Wednesday, February 23, 2011

There’s a real problem, a real issue, with hydro rates in Ontario

Mr. Howard Hampton: Recently, Cliffs Natural Resources, the mining company interested in developing the chromite deposits in the Ring of Fire region 500 kilometres north of Thunder Bay, released their study dealing with some of the mining issues, the transportation issues and the smelter refinery issues. What got people’s attention was Cliffs’s opinion that a smelter refinery located in Ontario would be unlikely because Ontario’s hydro electricity rates are too high. Since then, the McGuinty Liberals have issued press release after press release in an attempt to discredit Cliffs Natural Resources’ comments.
Here is the history: Last year, Xstrata closed their copper refinery in Timmins. They’re going to continue to take the ore out of the ground in Timmins, but now they’re going to ship it to Quebec to have it smelted there, and about 2,000 good jobs are going to follow. Why did they do that? Because they’re paying $70 million a year for electricity in Ontario and they can pay only $35 million in Quebec.
Four and a half years ago, what was then Inco closed their copper refinery in Sudbury. Today, they still take the ore out of the ground in Sudbury, but they ship it to Quebec to smelt it there at half the cost. That’s exactly what is happening with Cliffs Natural Resources. If they move to Manitoba or Quebec, they’ll pay half the cost of refining the metal.
There’s a real problem, a real issue, with hydro rates in Ontario.

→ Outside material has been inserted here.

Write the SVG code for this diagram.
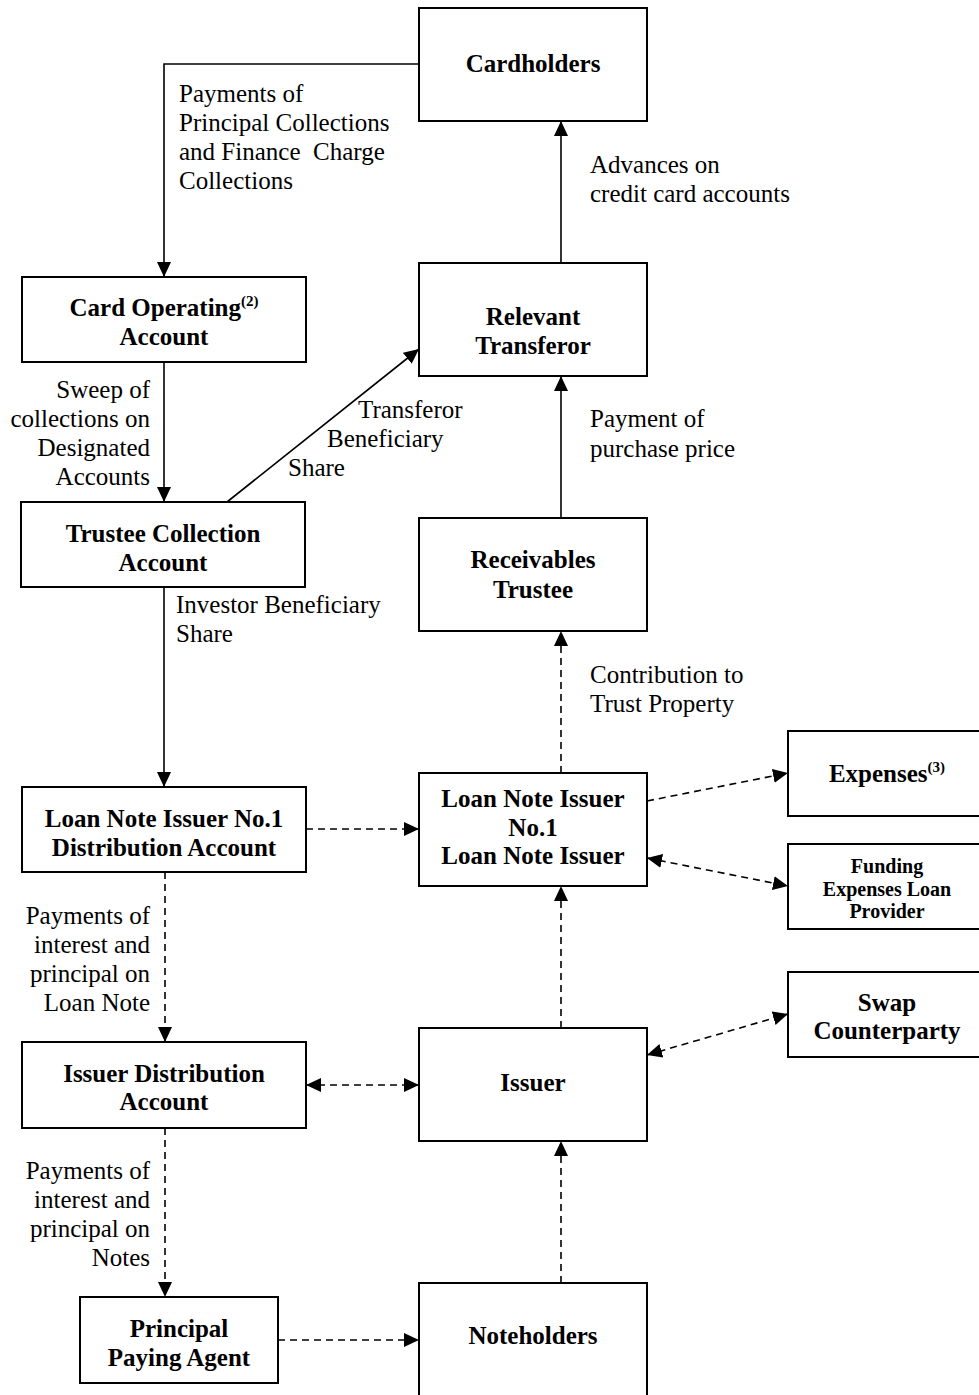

Additional quotes from a story at netnewsledger.com;

“According to the Manitoba Hydro website a company like Cliffs Resources would pay a monthly hydro bill of about $5.3Million (or $63M/year) if they located their smelter-refinery in Ontario. The same refinery located in Manitoba would pay a hydro bill of $ $2.1M/month (or $26M/year) if they located their smelter in Manitoba. The Quebec figures are $2.8Million/month ($33.5M/year).
“The real travesty in all of this is the fact that in Northern Ontario we generate some of the cleanest and greenest electricity (mostly from falling water) at some of the lowest costs on the planet, yet we are not allowed to use that electricity at an affordable price to create jobs in Northern Ontario because of the McGuinty Liberals ‘made in Toronto for Toronto’ electricity policy,” Hampton concluded.